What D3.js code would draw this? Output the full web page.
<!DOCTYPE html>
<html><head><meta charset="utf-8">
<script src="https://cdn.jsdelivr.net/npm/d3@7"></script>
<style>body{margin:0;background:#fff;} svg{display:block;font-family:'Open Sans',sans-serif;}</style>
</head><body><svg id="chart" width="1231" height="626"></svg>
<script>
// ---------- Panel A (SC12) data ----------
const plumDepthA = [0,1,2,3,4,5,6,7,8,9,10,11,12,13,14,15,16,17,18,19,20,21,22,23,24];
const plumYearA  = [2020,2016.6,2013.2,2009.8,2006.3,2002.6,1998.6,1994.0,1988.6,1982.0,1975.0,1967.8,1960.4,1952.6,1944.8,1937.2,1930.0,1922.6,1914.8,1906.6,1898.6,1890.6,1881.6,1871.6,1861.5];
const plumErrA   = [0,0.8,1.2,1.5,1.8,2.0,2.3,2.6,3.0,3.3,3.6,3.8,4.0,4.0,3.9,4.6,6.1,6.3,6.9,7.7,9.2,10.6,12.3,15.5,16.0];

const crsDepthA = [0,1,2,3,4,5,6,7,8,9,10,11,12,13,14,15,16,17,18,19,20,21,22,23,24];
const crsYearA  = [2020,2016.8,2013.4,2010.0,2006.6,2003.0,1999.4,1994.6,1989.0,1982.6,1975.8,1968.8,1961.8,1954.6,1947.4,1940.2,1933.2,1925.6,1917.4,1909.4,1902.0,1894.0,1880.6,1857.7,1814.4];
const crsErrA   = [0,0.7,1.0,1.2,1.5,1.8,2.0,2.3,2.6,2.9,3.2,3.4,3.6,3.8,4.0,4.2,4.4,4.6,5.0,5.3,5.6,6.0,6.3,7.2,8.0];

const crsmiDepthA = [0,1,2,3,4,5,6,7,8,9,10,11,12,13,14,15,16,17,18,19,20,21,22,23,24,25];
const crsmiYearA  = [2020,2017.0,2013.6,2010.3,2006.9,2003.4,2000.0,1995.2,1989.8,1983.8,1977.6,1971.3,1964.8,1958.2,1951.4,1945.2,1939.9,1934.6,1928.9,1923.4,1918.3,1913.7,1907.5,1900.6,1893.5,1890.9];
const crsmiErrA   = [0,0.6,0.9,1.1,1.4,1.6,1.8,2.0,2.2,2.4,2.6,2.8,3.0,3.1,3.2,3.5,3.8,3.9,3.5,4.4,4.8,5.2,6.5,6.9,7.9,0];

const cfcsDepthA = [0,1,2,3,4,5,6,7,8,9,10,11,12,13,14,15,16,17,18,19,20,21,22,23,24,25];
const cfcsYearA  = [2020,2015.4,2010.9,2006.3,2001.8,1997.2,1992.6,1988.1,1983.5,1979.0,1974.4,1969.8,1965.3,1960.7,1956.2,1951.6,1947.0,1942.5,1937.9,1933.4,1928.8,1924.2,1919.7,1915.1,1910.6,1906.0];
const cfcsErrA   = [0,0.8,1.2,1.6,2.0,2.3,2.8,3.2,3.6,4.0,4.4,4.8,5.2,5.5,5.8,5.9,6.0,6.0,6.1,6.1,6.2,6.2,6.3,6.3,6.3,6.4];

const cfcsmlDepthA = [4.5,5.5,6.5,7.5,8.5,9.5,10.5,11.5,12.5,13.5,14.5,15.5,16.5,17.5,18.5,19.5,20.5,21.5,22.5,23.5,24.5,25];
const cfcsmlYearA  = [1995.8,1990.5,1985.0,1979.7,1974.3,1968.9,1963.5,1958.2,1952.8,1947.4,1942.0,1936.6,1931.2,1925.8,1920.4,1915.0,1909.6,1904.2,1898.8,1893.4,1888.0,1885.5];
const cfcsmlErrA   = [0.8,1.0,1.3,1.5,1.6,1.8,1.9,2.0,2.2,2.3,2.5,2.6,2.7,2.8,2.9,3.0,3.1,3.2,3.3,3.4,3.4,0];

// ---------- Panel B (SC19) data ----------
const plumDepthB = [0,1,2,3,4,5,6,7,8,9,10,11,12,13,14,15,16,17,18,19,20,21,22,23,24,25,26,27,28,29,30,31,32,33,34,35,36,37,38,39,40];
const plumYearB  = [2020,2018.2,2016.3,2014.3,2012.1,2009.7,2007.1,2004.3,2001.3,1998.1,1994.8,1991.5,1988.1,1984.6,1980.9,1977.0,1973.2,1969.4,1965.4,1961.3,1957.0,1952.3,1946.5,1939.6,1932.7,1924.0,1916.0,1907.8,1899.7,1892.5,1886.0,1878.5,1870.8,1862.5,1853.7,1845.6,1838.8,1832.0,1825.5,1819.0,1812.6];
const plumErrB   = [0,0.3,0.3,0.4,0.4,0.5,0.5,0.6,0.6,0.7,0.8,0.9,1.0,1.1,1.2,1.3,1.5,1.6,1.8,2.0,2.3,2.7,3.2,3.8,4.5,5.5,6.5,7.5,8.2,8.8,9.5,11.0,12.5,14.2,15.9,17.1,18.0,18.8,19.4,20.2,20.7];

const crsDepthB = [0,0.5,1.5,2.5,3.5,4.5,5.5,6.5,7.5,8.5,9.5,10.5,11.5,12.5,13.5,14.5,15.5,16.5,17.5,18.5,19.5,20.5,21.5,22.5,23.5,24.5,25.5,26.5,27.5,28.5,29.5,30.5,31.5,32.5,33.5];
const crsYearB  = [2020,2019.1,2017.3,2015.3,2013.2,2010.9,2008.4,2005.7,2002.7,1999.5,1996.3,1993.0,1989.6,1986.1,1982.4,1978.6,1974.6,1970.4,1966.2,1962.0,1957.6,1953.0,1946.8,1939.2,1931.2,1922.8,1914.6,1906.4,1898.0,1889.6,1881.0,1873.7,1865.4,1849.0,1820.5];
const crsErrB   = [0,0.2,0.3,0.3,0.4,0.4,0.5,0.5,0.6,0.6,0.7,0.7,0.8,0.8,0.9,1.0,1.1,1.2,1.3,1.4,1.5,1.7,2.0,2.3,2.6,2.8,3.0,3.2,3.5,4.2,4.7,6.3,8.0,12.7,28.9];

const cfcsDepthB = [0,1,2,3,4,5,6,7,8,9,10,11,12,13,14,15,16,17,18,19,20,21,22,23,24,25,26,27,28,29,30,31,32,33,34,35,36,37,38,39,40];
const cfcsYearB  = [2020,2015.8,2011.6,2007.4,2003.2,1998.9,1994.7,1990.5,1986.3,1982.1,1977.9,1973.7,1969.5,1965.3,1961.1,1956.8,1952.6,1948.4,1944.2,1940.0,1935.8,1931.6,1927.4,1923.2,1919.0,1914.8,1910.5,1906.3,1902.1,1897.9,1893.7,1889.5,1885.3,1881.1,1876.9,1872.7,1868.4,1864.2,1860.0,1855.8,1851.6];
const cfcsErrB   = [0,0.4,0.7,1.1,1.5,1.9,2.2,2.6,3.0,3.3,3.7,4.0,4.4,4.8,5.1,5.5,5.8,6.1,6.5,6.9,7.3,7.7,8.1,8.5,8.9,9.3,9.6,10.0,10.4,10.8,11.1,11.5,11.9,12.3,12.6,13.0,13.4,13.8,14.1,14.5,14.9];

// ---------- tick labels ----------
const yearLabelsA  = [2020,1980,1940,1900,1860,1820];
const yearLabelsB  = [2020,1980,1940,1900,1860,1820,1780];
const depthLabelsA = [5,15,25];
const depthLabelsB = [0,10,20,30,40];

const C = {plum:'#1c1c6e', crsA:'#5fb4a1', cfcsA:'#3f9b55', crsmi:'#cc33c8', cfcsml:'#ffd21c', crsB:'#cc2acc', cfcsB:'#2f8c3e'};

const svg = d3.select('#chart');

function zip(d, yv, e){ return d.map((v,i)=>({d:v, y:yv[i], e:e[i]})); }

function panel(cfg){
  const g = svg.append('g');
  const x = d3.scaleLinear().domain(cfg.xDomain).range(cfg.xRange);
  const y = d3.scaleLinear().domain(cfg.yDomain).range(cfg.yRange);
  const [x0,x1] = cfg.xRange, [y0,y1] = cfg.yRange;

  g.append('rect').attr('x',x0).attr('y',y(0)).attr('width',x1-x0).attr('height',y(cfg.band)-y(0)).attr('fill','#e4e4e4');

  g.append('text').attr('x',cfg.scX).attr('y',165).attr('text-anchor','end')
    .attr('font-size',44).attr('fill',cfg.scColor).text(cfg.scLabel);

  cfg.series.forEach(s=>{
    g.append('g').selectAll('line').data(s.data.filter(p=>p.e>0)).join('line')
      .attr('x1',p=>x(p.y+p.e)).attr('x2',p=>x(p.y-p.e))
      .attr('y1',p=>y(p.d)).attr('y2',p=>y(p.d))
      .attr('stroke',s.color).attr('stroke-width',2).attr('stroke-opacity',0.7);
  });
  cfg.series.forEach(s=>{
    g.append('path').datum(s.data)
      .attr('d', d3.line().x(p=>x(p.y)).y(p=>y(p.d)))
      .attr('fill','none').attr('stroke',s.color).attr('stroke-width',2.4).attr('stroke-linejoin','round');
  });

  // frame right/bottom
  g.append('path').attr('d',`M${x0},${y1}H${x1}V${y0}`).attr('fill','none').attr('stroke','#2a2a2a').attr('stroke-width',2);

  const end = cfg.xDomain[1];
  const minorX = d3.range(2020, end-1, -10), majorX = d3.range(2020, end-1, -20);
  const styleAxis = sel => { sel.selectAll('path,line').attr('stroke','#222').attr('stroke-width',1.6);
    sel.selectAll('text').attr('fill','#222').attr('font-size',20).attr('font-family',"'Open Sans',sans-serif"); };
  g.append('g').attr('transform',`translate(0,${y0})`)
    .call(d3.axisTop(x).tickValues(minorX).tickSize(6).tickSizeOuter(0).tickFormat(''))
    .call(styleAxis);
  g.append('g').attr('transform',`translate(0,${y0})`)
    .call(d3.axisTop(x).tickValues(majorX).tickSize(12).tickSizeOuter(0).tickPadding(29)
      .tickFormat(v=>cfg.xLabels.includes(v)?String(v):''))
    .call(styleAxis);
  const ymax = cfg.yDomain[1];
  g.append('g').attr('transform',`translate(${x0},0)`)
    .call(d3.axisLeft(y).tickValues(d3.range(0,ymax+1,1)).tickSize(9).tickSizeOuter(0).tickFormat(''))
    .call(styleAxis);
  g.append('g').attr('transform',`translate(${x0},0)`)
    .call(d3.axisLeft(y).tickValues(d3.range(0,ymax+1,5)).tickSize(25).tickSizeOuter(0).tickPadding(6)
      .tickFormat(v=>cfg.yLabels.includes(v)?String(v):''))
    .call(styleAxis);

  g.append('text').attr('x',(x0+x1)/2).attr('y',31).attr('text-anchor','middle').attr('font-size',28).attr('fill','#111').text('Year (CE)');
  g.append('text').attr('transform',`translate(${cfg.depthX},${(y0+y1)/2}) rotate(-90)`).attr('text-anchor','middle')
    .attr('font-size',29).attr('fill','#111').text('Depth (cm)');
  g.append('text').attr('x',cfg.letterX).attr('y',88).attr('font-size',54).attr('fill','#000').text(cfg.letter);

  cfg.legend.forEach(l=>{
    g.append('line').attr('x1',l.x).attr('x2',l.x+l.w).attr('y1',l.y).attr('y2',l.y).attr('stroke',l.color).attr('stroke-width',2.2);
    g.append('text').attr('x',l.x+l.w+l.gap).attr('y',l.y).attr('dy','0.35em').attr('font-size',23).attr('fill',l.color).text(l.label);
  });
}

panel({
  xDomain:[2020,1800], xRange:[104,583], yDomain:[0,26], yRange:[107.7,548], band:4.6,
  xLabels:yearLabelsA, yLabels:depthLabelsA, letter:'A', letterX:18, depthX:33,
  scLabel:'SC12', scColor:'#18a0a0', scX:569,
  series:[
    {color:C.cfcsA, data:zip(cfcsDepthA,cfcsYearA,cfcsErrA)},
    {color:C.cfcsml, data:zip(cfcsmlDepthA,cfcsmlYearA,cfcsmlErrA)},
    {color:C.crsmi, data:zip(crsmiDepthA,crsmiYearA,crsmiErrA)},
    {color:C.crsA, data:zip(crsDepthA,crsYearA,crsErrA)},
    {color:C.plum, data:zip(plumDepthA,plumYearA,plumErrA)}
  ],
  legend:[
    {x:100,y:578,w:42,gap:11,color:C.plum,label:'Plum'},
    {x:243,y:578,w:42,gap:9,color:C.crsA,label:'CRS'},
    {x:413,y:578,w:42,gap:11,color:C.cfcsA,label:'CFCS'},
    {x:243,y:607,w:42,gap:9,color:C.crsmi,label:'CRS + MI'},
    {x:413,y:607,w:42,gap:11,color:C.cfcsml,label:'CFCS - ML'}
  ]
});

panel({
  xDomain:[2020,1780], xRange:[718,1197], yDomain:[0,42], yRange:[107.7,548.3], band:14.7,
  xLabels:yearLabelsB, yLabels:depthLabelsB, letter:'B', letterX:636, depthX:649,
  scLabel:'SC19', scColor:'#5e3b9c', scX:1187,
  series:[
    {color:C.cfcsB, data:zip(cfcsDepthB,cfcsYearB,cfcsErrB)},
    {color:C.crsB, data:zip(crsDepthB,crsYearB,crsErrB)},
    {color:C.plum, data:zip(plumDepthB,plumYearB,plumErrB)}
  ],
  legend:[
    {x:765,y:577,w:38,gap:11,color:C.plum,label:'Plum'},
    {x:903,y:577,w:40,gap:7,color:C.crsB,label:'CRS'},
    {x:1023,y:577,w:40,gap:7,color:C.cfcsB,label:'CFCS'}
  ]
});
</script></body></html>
◇ ◇ ◇ ◇ ◇ ◇ ◇
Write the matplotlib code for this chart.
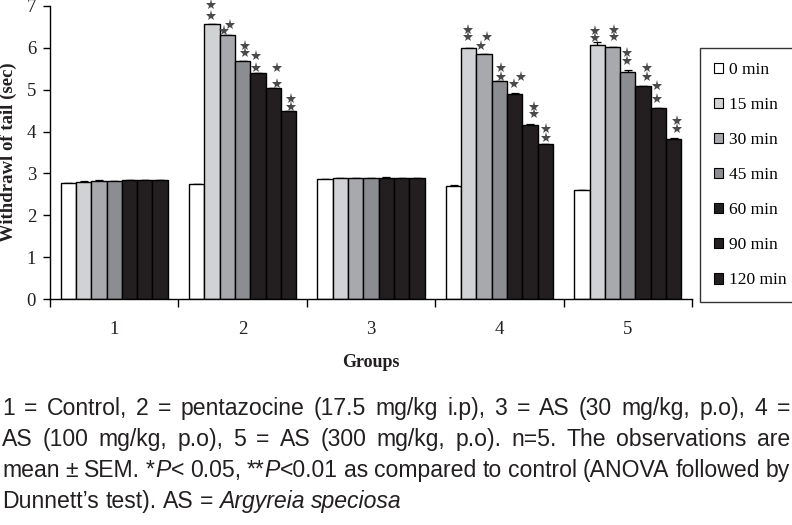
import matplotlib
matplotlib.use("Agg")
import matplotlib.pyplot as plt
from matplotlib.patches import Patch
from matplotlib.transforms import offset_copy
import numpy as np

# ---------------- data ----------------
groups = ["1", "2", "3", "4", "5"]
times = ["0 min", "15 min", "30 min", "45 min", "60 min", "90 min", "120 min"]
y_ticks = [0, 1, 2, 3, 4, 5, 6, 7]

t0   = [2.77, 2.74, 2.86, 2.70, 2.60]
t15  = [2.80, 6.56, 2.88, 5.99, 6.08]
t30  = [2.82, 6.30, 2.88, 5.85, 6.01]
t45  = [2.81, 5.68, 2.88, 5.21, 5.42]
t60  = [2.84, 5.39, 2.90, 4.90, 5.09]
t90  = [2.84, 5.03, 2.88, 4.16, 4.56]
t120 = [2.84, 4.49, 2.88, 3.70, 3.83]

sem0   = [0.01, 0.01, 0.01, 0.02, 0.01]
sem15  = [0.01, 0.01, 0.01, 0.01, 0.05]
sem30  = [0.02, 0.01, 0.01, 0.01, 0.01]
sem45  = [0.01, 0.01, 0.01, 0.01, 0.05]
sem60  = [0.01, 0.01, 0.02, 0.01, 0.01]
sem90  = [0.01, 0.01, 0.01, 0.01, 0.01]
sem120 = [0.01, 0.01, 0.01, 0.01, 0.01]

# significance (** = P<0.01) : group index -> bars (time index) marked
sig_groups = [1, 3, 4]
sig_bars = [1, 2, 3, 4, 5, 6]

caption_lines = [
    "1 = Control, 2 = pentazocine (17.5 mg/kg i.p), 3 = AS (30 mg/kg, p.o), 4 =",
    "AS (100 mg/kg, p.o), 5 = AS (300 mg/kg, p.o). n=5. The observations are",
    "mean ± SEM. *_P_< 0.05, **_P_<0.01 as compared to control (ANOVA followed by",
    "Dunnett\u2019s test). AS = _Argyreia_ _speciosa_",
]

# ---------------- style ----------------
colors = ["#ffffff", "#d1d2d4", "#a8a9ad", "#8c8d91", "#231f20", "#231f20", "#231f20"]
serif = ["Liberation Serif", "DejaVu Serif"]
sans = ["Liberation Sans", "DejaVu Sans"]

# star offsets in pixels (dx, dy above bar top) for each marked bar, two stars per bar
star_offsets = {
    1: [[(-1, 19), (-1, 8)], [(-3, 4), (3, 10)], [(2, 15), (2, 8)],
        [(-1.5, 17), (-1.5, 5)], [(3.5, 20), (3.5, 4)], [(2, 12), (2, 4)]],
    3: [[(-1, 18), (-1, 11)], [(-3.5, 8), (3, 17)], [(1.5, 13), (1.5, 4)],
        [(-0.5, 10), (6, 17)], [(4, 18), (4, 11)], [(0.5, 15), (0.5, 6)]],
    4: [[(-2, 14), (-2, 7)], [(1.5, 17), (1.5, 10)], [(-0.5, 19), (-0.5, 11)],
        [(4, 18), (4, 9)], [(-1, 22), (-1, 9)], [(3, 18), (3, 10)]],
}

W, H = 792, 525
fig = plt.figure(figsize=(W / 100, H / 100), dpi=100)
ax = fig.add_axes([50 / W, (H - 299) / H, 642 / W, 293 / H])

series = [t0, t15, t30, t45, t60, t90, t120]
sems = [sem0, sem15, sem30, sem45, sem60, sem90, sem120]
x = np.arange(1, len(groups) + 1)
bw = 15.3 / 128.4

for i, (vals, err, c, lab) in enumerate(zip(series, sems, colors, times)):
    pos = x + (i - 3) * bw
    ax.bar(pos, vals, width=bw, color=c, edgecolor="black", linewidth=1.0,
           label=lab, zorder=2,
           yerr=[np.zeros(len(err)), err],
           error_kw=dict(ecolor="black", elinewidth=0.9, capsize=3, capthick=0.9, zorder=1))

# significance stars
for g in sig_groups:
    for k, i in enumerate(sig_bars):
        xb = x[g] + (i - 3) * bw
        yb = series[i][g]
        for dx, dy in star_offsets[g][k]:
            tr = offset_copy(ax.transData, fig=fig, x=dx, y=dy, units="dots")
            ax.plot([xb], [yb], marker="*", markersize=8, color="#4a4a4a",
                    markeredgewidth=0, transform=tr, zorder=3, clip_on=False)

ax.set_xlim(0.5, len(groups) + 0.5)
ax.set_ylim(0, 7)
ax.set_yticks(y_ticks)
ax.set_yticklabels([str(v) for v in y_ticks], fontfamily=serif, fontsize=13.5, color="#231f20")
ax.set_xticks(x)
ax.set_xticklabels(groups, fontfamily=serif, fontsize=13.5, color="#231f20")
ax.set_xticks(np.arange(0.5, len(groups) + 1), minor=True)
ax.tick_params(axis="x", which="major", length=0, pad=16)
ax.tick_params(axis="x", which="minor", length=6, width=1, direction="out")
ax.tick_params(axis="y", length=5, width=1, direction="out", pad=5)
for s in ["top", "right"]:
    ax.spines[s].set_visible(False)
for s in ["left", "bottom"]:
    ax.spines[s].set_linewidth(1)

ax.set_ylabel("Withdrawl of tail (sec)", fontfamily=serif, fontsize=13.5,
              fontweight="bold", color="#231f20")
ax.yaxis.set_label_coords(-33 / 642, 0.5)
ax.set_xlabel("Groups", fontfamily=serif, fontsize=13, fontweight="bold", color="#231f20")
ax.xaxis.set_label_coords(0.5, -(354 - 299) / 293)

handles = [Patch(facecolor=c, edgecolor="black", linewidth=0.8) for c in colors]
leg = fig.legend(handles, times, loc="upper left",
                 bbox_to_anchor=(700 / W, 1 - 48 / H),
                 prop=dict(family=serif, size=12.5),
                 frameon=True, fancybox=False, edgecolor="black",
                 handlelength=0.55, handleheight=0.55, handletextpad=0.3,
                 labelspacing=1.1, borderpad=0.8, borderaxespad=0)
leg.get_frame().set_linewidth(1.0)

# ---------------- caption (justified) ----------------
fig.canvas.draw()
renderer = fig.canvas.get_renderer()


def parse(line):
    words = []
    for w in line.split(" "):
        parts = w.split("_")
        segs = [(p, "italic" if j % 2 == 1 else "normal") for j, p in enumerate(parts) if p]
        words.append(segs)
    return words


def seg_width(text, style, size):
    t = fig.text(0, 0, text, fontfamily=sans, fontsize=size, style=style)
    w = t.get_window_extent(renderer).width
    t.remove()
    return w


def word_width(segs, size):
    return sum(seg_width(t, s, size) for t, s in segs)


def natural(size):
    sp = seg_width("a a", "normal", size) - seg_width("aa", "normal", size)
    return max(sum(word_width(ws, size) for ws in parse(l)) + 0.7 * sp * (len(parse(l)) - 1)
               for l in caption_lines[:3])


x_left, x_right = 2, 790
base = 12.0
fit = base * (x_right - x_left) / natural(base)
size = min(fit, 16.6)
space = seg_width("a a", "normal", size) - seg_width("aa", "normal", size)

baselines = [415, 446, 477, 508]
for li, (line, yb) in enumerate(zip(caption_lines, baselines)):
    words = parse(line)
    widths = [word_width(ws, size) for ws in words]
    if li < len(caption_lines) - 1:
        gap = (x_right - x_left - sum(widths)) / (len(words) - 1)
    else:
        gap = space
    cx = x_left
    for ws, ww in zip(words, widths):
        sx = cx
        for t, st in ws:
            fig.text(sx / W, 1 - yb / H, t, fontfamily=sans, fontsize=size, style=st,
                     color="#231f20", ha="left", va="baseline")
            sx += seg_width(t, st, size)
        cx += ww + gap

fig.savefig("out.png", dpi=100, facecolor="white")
◇ ◇ ◇ ◇ ◇ ◇ ◇
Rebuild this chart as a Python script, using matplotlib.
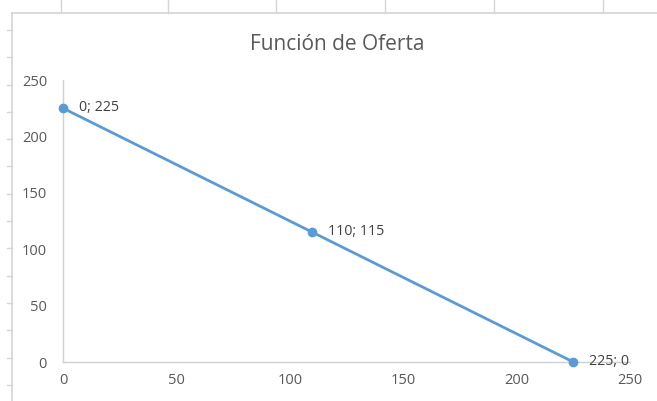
◇ ◇ ◇ ◇ ◇ ◇ ◇
| Goal |
Go up to the line with "Write the matplotlib code for this chart." and retype exactly from there through the line with "import numpy as np". Leave out pictures.

| Solved problem |
Write the matplotlib code for this chart.
import matplotlib
matplotlib.use("Agg")
import matplotlib.pyplot as plt
from matplotlib.patches import Patch
from matplotlib.transforms import offset_copy
import numpy as np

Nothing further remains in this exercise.